Now, little by little I could begin to enjoy the unprecedented colors and plays of shapes that persisted behind my closed eyes. Kaleidoscopic, fantastic images surged in on me, alternating, variegated, opening and then closing themselves in circles and spirals, exploding in colored fountains, rearranging and hybridizing themselves in constant flux. It was particularly remarkable how every acoustic perception, such as the sound of a door handle or a passing automobile, became transformed into optical perceptions. Every sound generated a vividly changing image, with its own consistent form and color.
Late in the evening my wife returned from Lucerne. Someone had informed her by telephone that I was suffering a mysterious breakdown. She had returned home at once, leaving the children behind with her parents. By now, I had recovered myself sufficiently to tell her what had happened.
Exhausted, I then slept, to awake next morning refreshed, with a clear head, though still somewhat tired physically. A sensation of well-being and renewed life flowed through me. Breakfast tasted delicious and gave me extraordinary pleasure. When I later walked out into the garden, in which the sun shone now after a spring rain, everything glistened and sparkled in a fresh light. The world was as if newly created. All my senses vibrated in a condition of highest sensitivity, which persisted for the entire day."
From LSD - My Problem Child, by Dr Albert Hoffman.
Apparently Albert Hoffman took LSD many, many more times in his lifetime. He lived to over 100 years old and was lucid till the day he died. For 50 years, his problem child has been listed as one of the supposedly most dangerous substances known - Schedule 1 in the UN Conventions, claiming high potential for abuse with no medical benefits. In that time there have been no deaths that are attributable to LSD. There have been many deaths that were *claimed* to be caused by LSD, but none of them stand up to scrutiny. Likewise, the common myths associated with it:
- staring into the sun until you go blind
- thinking you can fly
- acid casualties
are also unsupported by evidence.

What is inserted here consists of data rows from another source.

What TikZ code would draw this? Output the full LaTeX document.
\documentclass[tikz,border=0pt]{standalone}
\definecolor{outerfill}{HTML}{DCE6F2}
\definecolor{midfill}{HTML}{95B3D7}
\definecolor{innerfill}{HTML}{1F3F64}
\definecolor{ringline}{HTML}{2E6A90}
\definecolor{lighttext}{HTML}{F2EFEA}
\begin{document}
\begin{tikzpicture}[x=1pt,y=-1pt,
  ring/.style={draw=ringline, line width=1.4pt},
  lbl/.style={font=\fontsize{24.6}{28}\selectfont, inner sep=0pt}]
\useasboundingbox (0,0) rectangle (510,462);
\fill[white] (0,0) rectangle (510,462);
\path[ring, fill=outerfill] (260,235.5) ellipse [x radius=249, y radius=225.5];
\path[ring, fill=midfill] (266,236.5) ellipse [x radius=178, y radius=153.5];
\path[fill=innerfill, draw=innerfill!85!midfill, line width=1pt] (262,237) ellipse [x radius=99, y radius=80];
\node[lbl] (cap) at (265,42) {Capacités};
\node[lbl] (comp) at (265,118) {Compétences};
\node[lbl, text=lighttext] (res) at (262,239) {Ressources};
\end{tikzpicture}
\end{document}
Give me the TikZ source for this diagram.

In fact, when ranked for level of harm against 20 other drugs by a panel of experts in the UK a few years ago, LSD ranked 18th*, below cannabis, ecstasy, and khat.
Now, research is finally being allowed again. It's being looked at as a potential therapeutic aid for end-of-life anxiety in terminal patients**, and most recently, images of brains on LSD are finally beginning to reveal how it has such a profound impact on our perceptions.

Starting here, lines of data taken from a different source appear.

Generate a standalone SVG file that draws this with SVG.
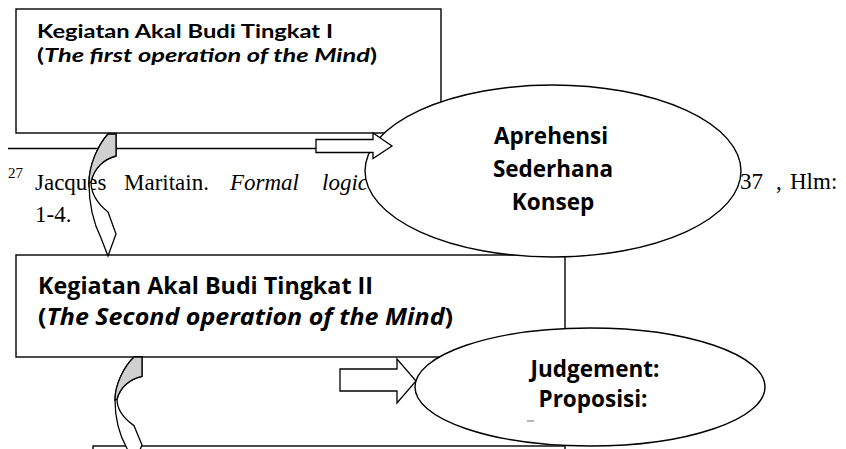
<svg xmlns="http://www.w3.org/2000/svg" width="846" height="449" viewBox="0 0 846 449">
<style>
.box{fill:#fff;stroke:#000;stroke-width:1.4}
.ell{fill:#fff;stroke:#000;stroke-width:1.4}
.ln{fill:none;stroke:#000;stroke-width:1.4}
.blk{fill:#fff;stroke:#000;stroke-width:1.3}
.grey{fill:#d0d0d0;stroke:#000;stroke-width:1.3}
.t1{font-family:Lato,"Open Sans",sans-serif;font-weight:bold;font-size:19px;fill:#000}
.t2{font-family:"Open Sans",Lato,sans-serif;font-weight:bold;font-size:22.5px;fill:#000}
.te{font-family:"Open Sans",Lato,sans-serif;font-weight:bold;font-size:22.5px;fill:#000;text-anchor:middle}
.fn{font-family:"Liberation Serif","Times New Roman",serif;font-size:23px;fill:#000}
.sup{font-family:"Liberation Serif","Times New Roman",serif;font-size:15px;fill:#000}
</style>
<rect width="846" height="449" fill="#fff"/>
<g id="box1">
<rect class="box" x="16" y="9" width="425" height="124"/>
<text class="t1" x="37" y="38" textLength="296" lengthAdjust="spacingAndGlyphs">Kegiatan Akal Budi Tingkat I</text>
<text class="t1" x="37" y="62" textLength="340" lengthAdjust="spacingAndGlyphs">(<tspan font-style="italic">The first operation of the Mind</tspan>)</text>
</g>
<g id="footnote">
<line class="ln" x1="8" y1="148.5" x2="420" y2="148.5"/>
<text class="sup" x="8" y="178">27</text>
<text class="fn" y="190"><tspan x="35">Jacques</tspan><tspan x="124">Maritain.</tspan><tspan x="230" font-style="italic">Formal</tspan><tspan x="322" font-style="italic">logic</tspan></text>
<text class="fn" y="189"><tspan x="740">37</tspan><tspan x="776">,</tspan><tspan x="790">Hlm:</tspan></text>
<text class="fn" x="35" y="222">1-4.</text>
</g>
<g id="box2">
<rect class="box" x="16" y="255" width="549" height="102"/>
<text class="t2" x="38" y="294" textLength="335" lengthAdjust="spacingAndGlyphs">Kegiatan Akal Budi Tingkat II</text>
<text class="t2" x="38" y="325" textLength="415" lengthAdjust="spacingAndGlyphs">(<tspan font-style="italic">The Second operation of the Mind</tspan>)</text>
</g>
<g id="box3">
<rect class="box" x="93" y="446" width="472" height="20"/>
</g>
<g id="ellipse1">
<ellipse class="ell" cx="553" cy="171" rx="188" ry="86"/>
<text class="te" x="551" y="144">Aprehensi</text>
<text class="te" x="553" y="177">Sederhana</text>
<text class="te" x="553" y="210">Konsep</text>
</g>
<g id="ellipse2">
<ellipse class="ell" cx="590" cy="387" rx="175" ry="59"/>
<text class="te" x="595" y="377">Judgement:</text>
<text class="te" x="593" y="407">Proposisi:</text>
<line x1="527" y1="421" x2="534" y2="421" stroke="#888" stroke-width="1.2"/>
</g>
<g id="connectors">
<path class="blk" d="M316,139.5 H373 V133 L392,146 L373,158.5 V152.5 H316 Z"/>
<path class="blk" d="M340,369 H397 V359 L416,381 L397,403 V391 H340 Z"/>
<g id="curved1">
<path class="blk" d="M108,134 C98,145 89,165 89,183 C89,205 93,222 101,238 L108,256 L116,234 L108,212 C98,204 91,193 91,182 C94,168 104,159 116,156 L116,134 Z"/>
<path class="grey" d="M108,134 L116,134 L116,156 C104,159 94,168 91,182 L89,183 C89,165 98,145 108,134 Z"/>
</g>
<g id="curved2" transform="translate(142,357) scale(1,0.88) translate(-116,-134)">
<path class="blk" vector-effect="non-scaling-stroke" d="M108,134 C98,145 89,165 89,183 C89,205 93,222 101,238 L108,256 L116,234 L108,212 C98,204 91,193 91,182 C94,168 104,159 116,156 L116,134 Z"/>
<path class="grey" vector-effect="non-scaling-stroke" d="M108,134 L116,134 L116,156 C104,159 94,168 91,182 L89,183 C89,165 98,145 108,134 Z"/>
</g>
</g>
</svg>
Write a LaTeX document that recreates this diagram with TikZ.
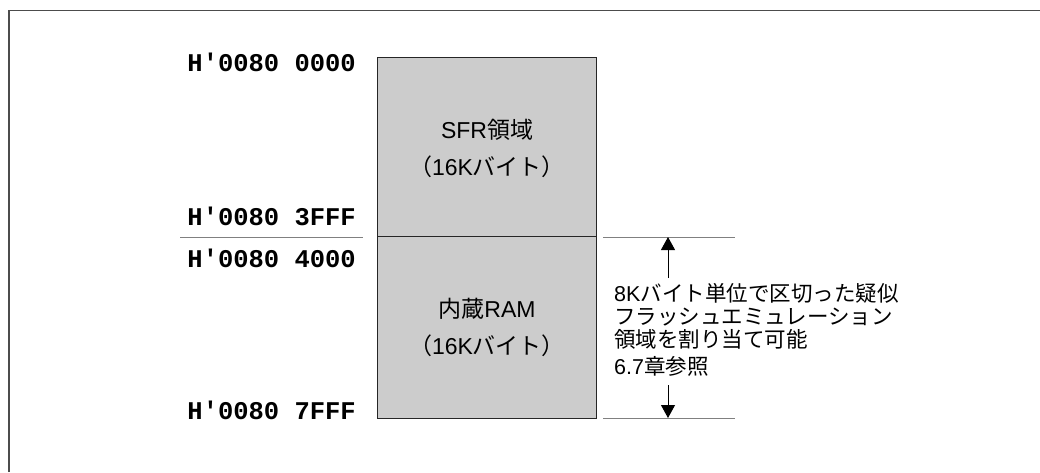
\documentclass[tikz,border=0pt]{standalone}
\usepackage{fontspec}
\setmainfont{Liberation Sans}
\newfontfamily\cjk{Noto Sans CJK JP}
\newfontfamily\addrfont{Liberation Mono}
\usetikzlibrary{arrows.meta}
\newcommand\J[1]{{\cjk #1}}
\begin{document}
\begin{tikzpicture}[x=1pt,y=-1pt,
  membox/.style={draw=black!85,line width=1.2pt,fill=black!20,minimum width=219pt,
    minimum height=181.5pt,inner sep=0pt,align=center,
    font=\fontsize{23}{37}\selectfont},
  addr/.style={anchor=base east,inner sep=0pt,font=\addrfont\bfseries\fontsize{25.5}{25}\selectfont},
  sep/.style={draw=black!50,line width=1pt},
  note/.style={anchor=north west,inner sep=0pt,align=left,font=\fontsize{21.5}{23}\selectfont},
  dimarrow/.style={draw=black,line width=1pt,-{Triangle[length=13pt,width=14pt]}},
  frame/.style={draw=black!70,line width=1.6pt}]
\useasboundingbox (0,0) rectangle (1040,472);
\draw[frame] (9,472) -- (9,10.5) -- (1040,10.5);
% boxes
\node[membox] (sfr) at (487,148) {SFR\J{領域}\\\J{（}16K\J{バイト）}};
\node[membox] (ram) at (487,327.5) {\J{内蔵}RAM\\\J{（}16K\J{バイト）}};
% addresses
\node[addr] (a0) at (356,71) {H'0080 0000};
\node[addr] (a1) at (356,225) {H'0080 3FFF};
\node[addr] (a2) at (356,267) {H'0080 4000};
\node[addr] (a3) at (356,419) {H'0080 7FFF};
% separator lines
\coordinate (ls) at (180,237);
\coordinate (le) at (363,237);
\draw[sep] (ls) -- (le);
\coordinate (rt1) at (603,237);
\coordinate (rt2) at (735,237);
\coordinate (rb1) at (603,418);
\coordinate (rb2) at (735,418);
\draw[sep] (rt1) -- (rt2);
\draw[sep] (rb1) -- (rb2);
% note
\node[note] (txt) at (614,283) {8K\J{バイト単位で区切った疑似}\\\J{フラッシュエミュレーション}\\\J{領域を割り当て可能}\\[4pt]6.7\J{章参照}};
\coordinate (atop) at (668,237);
\coordinate (abot) at (668,418);
\draw[dimarrow] (668,278) -- (atop);
\draw[dimarrow] (668,385) -- (abot);
\end{tikzpicture}
\end{document}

I think Albert Hoffman would be pleased to know that his problem child is finally getting some understanding, and it makes me a little sad that he didn't quite live to see it.
* mushrooms were 20th
** I would have loved for my mother to have had access to this in her final year with pancreatic cancer. Instead they gave her benzos for her anxiety and she crashed her car because of them, which took away her confidence and was the catalyst to her final downward spiral. She stopped driving, became completely housebound, and gave up. LSD may have helped her retain her identity for longer.